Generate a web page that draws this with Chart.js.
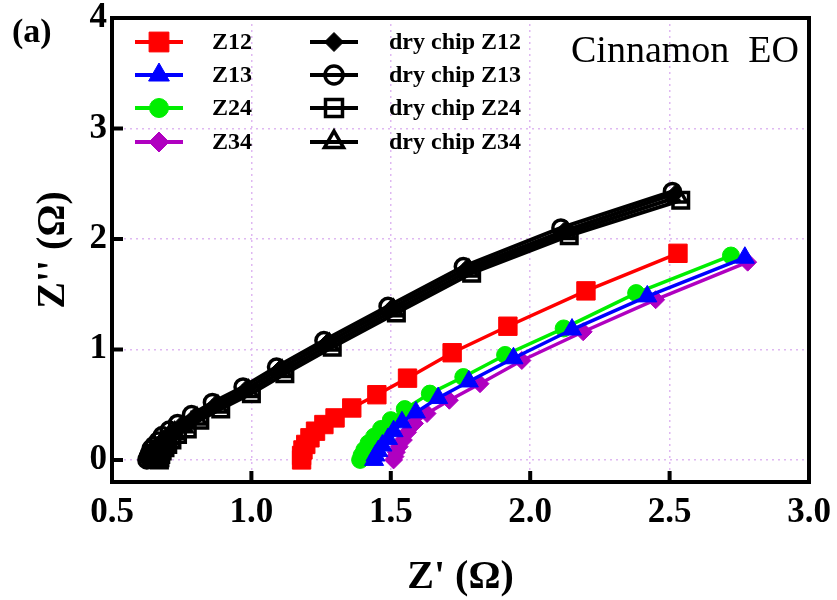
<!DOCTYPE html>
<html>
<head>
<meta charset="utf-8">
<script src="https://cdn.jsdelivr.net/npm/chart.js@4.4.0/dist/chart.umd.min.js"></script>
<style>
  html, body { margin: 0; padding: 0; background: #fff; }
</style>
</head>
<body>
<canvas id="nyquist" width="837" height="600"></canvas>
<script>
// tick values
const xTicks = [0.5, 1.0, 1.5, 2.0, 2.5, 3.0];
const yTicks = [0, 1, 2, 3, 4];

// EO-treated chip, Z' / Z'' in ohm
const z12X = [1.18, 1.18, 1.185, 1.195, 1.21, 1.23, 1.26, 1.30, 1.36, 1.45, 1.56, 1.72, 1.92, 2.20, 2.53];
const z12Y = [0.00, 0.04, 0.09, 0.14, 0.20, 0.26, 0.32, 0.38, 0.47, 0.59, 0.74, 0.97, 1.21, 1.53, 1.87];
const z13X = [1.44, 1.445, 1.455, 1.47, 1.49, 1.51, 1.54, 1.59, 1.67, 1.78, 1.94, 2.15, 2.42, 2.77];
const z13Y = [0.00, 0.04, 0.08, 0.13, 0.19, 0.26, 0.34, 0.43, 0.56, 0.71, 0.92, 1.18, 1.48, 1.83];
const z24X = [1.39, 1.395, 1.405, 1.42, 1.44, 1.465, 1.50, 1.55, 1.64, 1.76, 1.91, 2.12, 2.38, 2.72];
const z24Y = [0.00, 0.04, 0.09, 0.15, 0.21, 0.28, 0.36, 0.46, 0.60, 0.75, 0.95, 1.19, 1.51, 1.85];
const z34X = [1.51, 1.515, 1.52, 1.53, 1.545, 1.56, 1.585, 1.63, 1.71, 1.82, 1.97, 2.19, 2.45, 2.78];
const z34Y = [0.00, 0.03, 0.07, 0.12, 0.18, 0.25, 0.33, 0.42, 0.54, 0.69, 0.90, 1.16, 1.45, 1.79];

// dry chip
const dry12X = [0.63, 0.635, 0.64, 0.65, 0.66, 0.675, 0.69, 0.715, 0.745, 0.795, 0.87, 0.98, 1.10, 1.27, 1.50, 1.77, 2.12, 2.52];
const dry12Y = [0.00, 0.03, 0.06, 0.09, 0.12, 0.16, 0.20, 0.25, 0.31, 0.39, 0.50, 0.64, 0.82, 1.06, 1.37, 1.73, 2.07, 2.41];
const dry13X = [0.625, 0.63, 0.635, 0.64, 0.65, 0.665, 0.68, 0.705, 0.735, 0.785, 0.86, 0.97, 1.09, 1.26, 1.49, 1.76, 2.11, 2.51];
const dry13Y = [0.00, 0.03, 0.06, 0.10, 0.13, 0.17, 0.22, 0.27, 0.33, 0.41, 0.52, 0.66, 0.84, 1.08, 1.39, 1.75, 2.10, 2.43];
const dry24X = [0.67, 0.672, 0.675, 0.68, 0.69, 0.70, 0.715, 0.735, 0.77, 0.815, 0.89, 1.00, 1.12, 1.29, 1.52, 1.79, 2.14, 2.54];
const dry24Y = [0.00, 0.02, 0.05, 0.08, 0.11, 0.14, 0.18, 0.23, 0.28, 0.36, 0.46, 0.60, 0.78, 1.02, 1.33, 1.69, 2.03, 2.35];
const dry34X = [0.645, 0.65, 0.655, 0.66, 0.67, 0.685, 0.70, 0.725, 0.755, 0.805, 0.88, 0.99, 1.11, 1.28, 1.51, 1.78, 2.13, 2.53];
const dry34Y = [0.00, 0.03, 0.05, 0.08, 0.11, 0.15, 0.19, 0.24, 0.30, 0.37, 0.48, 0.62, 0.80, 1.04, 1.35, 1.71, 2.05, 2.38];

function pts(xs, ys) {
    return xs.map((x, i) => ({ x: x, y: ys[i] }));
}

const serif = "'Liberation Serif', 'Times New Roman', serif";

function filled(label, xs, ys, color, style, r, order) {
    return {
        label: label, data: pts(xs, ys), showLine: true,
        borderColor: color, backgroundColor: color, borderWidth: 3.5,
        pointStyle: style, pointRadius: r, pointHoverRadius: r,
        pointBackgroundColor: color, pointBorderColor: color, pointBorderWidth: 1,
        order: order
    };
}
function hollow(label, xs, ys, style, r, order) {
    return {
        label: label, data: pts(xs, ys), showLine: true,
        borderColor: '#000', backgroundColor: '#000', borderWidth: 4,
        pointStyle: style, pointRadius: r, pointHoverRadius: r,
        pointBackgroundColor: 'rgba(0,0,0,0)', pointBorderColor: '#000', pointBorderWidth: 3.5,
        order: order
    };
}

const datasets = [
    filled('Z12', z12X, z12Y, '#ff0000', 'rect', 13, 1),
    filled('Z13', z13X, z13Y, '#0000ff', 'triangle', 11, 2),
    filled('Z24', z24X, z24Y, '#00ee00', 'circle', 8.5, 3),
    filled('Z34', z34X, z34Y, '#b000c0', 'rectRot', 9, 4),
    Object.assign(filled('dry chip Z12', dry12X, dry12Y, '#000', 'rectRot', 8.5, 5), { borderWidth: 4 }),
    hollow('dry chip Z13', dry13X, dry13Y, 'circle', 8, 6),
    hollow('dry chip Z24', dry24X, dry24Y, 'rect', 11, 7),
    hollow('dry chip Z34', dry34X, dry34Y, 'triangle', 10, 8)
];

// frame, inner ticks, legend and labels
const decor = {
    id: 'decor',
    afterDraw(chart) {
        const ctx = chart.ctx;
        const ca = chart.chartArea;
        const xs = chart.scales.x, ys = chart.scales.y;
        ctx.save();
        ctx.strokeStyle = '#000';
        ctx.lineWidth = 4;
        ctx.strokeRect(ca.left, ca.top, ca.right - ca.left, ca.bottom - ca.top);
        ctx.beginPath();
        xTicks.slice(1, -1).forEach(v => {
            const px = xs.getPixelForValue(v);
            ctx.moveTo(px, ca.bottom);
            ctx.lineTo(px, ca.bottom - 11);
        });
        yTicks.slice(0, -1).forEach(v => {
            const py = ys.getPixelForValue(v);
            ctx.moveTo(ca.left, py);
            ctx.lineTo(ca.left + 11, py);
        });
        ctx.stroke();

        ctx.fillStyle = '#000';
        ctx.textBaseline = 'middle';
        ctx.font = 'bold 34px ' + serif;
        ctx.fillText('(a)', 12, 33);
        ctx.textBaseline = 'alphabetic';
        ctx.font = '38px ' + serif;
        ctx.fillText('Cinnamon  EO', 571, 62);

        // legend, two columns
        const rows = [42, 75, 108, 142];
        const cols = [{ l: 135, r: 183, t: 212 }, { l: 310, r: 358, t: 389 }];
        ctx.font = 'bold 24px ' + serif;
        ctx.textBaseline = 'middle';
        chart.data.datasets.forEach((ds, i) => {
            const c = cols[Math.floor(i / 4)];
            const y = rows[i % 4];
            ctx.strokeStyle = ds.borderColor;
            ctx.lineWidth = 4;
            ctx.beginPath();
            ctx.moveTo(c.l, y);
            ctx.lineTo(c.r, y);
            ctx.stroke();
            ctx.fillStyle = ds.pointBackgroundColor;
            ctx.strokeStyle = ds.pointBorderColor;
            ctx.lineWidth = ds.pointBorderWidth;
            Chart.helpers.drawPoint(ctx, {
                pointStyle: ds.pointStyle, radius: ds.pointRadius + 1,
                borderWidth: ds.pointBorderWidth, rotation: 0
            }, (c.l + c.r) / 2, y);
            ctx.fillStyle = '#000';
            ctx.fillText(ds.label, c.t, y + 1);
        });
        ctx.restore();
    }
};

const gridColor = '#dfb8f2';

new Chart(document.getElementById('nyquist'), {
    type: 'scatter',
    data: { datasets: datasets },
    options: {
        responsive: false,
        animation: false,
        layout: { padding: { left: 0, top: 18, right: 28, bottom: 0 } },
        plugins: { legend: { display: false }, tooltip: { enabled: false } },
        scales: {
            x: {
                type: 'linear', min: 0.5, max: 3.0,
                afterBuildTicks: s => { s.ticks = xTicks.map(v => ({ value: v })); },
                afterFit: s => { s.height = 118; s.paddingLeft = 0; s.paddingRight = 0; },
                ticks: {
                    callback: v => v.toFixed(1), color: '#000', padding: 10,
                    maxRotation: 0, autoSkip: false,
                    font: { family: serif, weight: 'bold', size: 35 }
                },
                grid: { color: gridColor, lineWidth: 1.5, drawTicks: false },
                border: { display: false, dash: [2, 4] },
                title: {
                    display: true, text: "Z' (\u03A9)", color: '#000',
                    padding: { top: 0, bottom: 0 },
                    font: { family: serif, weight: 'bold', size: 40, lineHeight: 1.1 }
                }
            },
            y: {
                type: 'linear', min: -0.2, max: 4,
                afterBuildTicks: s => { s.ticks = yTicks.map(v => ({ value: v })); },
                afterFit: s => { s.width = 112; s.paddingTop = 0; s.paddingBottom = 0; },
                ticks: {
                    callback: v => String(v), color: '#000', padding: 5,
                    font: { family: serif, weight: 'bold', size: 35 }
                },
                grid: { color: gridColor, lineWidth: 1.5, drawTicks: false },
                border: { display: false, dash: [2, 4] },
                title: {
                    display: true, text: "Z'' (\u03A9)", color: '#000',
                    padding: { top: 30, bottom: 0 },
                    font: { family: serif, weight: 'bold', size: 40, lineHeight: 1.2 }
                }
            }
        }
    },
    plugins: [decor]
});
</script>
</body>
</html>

■ ■ ■ ■

▶ [THE TASK]
Only lines belong in the copy: transcribe those from the start of the data through the line that contains "const yTicks = [0, 1, 2, 3, 4];", and skip the pictures.

▶ [EXPECTED ANSWER]
Generate a web page that draws this with Chart.js.
<!DOCTYPE html>
<html>
<head>
<meta charset="utf-8">
<script src="https://cdn.jsdelivr.net/npm/chart.js@4.4.0/dist/chart.umd.min.js"></script>
<style>
  html, body { margin: 0; padding: 0; background: #fff; }
</style>
</head>
<body>
<canvas id="nyquist" width="837" height="600"></canvas>
<script>
// tick values
const xTicks = [0.5, 1.0, 1.5, 2.0, 2.5, 3.0];
const yTicks = [0, 1, 2, 3, 4];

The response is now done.